Just because Taproot is live now doesn’t mean most users can make use of its features. Wallets need to add support for Taproot addresses (P2TR) and create UX to utilize the many advantages the upgrade brings.
Some major services have already announced support for Taproot, though, including cryptoassets custodian BitGo. Bitcoin engineer Tyler Levine wrote in a blog on November 12, 2021 that BitGo would have “full API support for both sending and receiving on Taproot addresses” almost immediately upon launch. Shortly after Taproot activation on Sunday, November 14, 2021, BitGo tweeted that it had made its first ever mutli-signature Taproot transaction. It makes sense for custodians to be early adopters of Taproot because, as some of the network’s most prolific users of complex transactions, they stand to gain the most from the upgrade’s scalability enhancements.

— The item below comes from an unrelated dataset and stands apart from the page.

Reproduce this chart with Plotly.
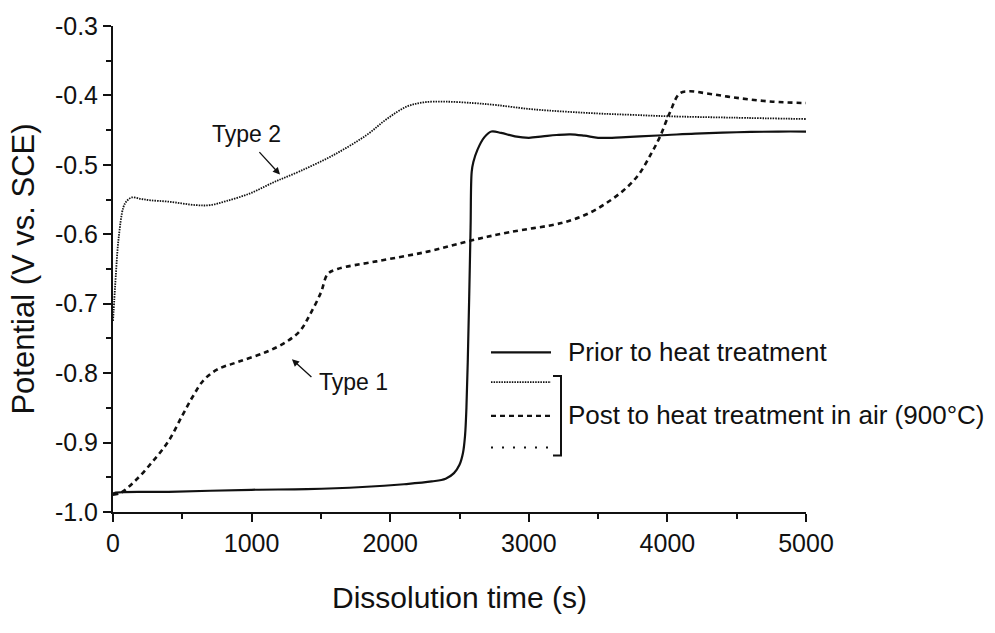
import plotly.graph_objects as go

# Open-circuit potential vs. dissolution time
# Prior to heat treatment (solid)
prior_t = [0, 5, 400, 1000, 1400, 1800, 2100, 2300, 2400, 2460, 2500, 2525, 2540, 2550,
           2560, 2570, 2580, 2588, 2600, 2630, 2680, 2730, 2800, 2900, 3000, 3100, 3200,
           3300, 3400, 3500, 3600, 3700, 3800, 4000, 4200, 4500, 4800, 5000]
prior_v = [-0.975, -0.973, -0.971, -0.968, -0.967, -0.964, -0.960, -0.956, -0.952, -0.944,
           -0.932, -0.915, -0.890, -0.850, -0.780, -0.690, -0.590, -0.510, -0.496, -0.478,
           -0.460, -0.452, -0.454, -0.459, -0.461, -0.459, -0.457, -0.456, -0.458, -0.461,
           -0.461, -0.460, -0.459, -0.457, -0.455, -0.453, -0.452, -0.452]

# Post heat treatment in air (900 °C), Type 2 (fine dotted)
type2_t = [0, 10, 20, 40, 75, 100, 135, 200, 270, 400, 600, 700, 820, 990, 1160, 1350,
           1590, 1830, 1975, 2120, 2240, 2400, 2600, 2770, 3030, 3500, 3750, 4000, 4470, 5000]
type2_v = [-0.725, -0.692, -0.660, -0.607, -0.561, -0.552, -0.547, -0.549, -0.551, -0.553,
           -0.558, -0.558, -0.552, -0.541, -0.525, -0.509, -0.486, -0.457, -0.434, -0.416,
           -0.410, -0.409, -0.411, -0.414, -0.420, -0.426, -0.428, -0.430, -0.432, -0.434]

# Post heat treatment in air (900 °C), Type 1 (dashed)
type1_t = [0, 50, 150, 275, 400, 500, 575, 650, 750, 900, 1100, 1250, 1350, 1420, 1500,
           1550, 1620, 1900, 2270, 2583, 2860, 3250, 3440, 3590, 3710, 3800, 3880, 3945,
           4017, 4089, 4160, 4280, 4520, 4760, 5000]
type1_v = [-0.975, -0.973, -0.957, -0.930, -0.898, -0.861, -0.834, -0.811, -0.795, -0.784,
           -0.770, -0.755, -0.739, -0.716, -0.684, -0.657, -0.650, -0.639, -0.625, -0.609,
           -0.597, -0.583, -0.569, -0.551, -0.532, -0.512, -0.485, -0.460, -0.425, -0.397,
           -0.394, -0.397, -0.404, -0.409, -0.411]

x_ticks = [0, 1000, 2000, 3000, 4000, 5000]
x_tick_text = ["0", "1000", "2000", "3000", "4000", "5000"]
x_minor = [500, 1500, 2500, 3500, 4500]
y_ticks = [-1.0, -0.9, -0.8, -0.7, -0.6, -0.5, -0.4, -0.3]
y_tick_text = ["-1.0", "-0.9", "-0.8", "-0.7", "-0.6", "-0.5", "-0.4", "-0.3"]
y_minor = [-0.95, -0.85, -0.75, -0.65, -0.55, -0.45, -0.35]

legend_prior = "Prior to heat treatment"
legend_post = "Post to heat treatment in air (900°C)"

FONT = "Arial, Liberation Sans, sans-serif"
BLACK = "#111111"

STYLE_PRIOR = dict(color=BLACK, width=2.2, dash="solid")
STYLE_TYPE2 = dict(color=BLACK, width=1.8, dash="1.5px,1.1px")
STYLE_TYPE1 = dict(color=BLACK, width=2.6, dash="5px,4px")
STYLE_OTHER = dict(color=BLACK, width=2.0, dash="2px,9px")

fig = go.Figure()
fig.add_trace(go.Scatter(x=prior_t, y=prior_v, mode="lines", line_shape="spline",
                         line=STYLE_PRIOR, showlegend=False))
fig.add_trace(go.Scatter(x=type2_t, y=type2_v, mode="lines", line_shape="spline",
                         line=STYLE_TYPE2, showlegend=False))
fig.add_trace(go.Scatter(x=type1_t, y=type1_v, mode="lines", line_shape="spline",
                         line=STYLE_TYPE1, showlegend=False))

axis_common = dict(
    showline=True, linecolor=BLACK, linewidth=2, mirror=False, showgrid=False,
    zeroline=False, ticks="outside", ticklen=8, tickwidth=2, tickcolor=BLACK,
    tickfont=dict(family=FONT, size=25, color=BLACK),
)

fig.update_layout(
    width=995, height=633,
    margin=dict(l=113, r=189, t=22, b=121),
    paper_bgcolor="white", plot_bgcolor="white",
    font=dict(family=FONT, color=BLACK),
    xaxis=dict(
        range=[0, 5000], tickmode="array", tickvals=x_ticks, ticktext=x_tick_text,
        minor=dict(ticks="outside", ticklen=5, tickwidth=2, tickcolor=BLACK,
                   tickmode="array", tickvals=x_minor),
        title=dict(text="Dissolution time (s)", font=dict(family=FONT, size=30, color=BLACK),
                   standoff=31),
        **axis_common,
    ),
    yaxis=dict(
        range=[-1.0, -0.3], tickmode="array", tickvals=y_ticks, ticktext=y_tick_text,
        minor=dict(ticks="outside", ticklen=5, tickwidth=2, tickcolor=BLACK,
                   tickmode="array", tickvals=y_minor),
        title=dict(text="Potential (V vs. SCE)", font=dict(family=FONT, size=31, color=BLACK),
                   standoff=11),
        **axis_common,
    ),
)

# Curve labels with arrows
fig.add_annotation(x=1205, y=-0.514, ax=-22, ay=-24, text="", showarrow=True,
                   arrowhead=2, arrowsize=1.1, arrowwidth=1.3, arrowcolor=BLACK)
fig.add_annotation(x=1205, y=-0.514, text="Type 2", showarrow=False,
                   xshift=-34, yshift=41, font=dict(family=FONT, size=23, color=BLACK))
fig.add_annotation(x=1291, y=-0.780, ax=21, ay=19, text="", showarrow=True,
                   arrowhead=2, arrowsize=1.1, arrowwidth=1.3, arrowcolor=BLACK)
fig.add_annotation(x=1291, y=-0.780, text="Type 1", showarrow=False, xanchor="left",
                   xshift=25, yshift=-23, font=dict(family=FONT, size=23, color=BLACK))

# Legend drawn in paper coordinates
W, H = 995 - 113 - 189, 633 - 22 - 121
def px(xp):
    return (xp - 113) / W
def py(yp):
    return (633 - 121 - yp) / H

samples = [
    (351, STYLE_PRIOR),
    (381, STYLE_TYPE2),
    (415, dict(STYLE_TYPE1, width=2.2)),
    (447, STYLE_OTHER),
]
for yp, ln in samples:
    fig.add_shape(type="line", xref="paper", yref="paper", x0=px(491), x1=px(551),
                  y0=py(yp), y1=py(yp), line=ln)

# bracket grouping the three post-treatment samples
fig.add_shape(type="path", xref="paper", yref="paper",
              path=f"M {px(553)},{py(375)} L {px(561)},{py(375)} L {px(561)},{py(455)} L {px(553)},{py(455)}",
              line=dict(color=BLACK, width=2))

fig.add_annotation(xref="paper", yref="paper", x=px(566), y=py(351), xanchor="left",
                   yanchor="middle", text=legend_prior, showarrow=False,
                   font=dict(family=FONT, size=26, color=BLACK))
fig.add_annotation(xref="paper", yref="paper", x=px(566), y=py(414), xanchor="left",
                   yanchor="middle", text=legend_post, showarrow=False,
                   font=dict(family=FONT, size=26, color=BLACK))

fig.write_html("out.html")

However, the rest of the network is likely to be slow to follow. Our best comparison is the 2017 segregated witness (SegWit) upgrade. It took about 2 years before SegWit usage reached 50%, and another 4 years to reach 80%.
Bitcoin is Built to Last
More than any other, the bitcoin community is fixated on preserving the network’s long-term resiliency. This is mostly achieved through a focus on decentralization, scaling through compactness and layering, and privacy enhancements that do not jeopardize Bitcoin’s monetary policy. Software upgrades that place undue burdens on nodes are eschewed. All upgrades should be completely backwards compatible. This community ethos makes Bitcoin incredibly durable, secure, and reliable over longer time horizons. Bitcoin’s critics, many altcoin founders and promoters among them, often point to this development style as rigid and un-innovative, lacking in the composability that has given growth to phenomena like DeFi. This is a fair criticism, but to achieve these features, whether enhanced programmability or transaction throughput, often entails protocol design decisions that result in more centralization—a tradeoff that bitcoiners reject.
Importantly, upgrades like Taproot make clear Bitcoin isn’t only maintaining its decentralization by rejecting the centralizing tradeoffs that alternate layer 1 blockchains consider in their design decisions; Bitcoin is actively upgrading to become more resilient. Bitcoin is moving in a different direction than other Layer 1 blockchains. By focusing on hardening, by becoming more compact and private, and by maintaining an ethos of avoiding hard fork upgrades, Bitcoin differentiates itself further from the technology competition of other protocols.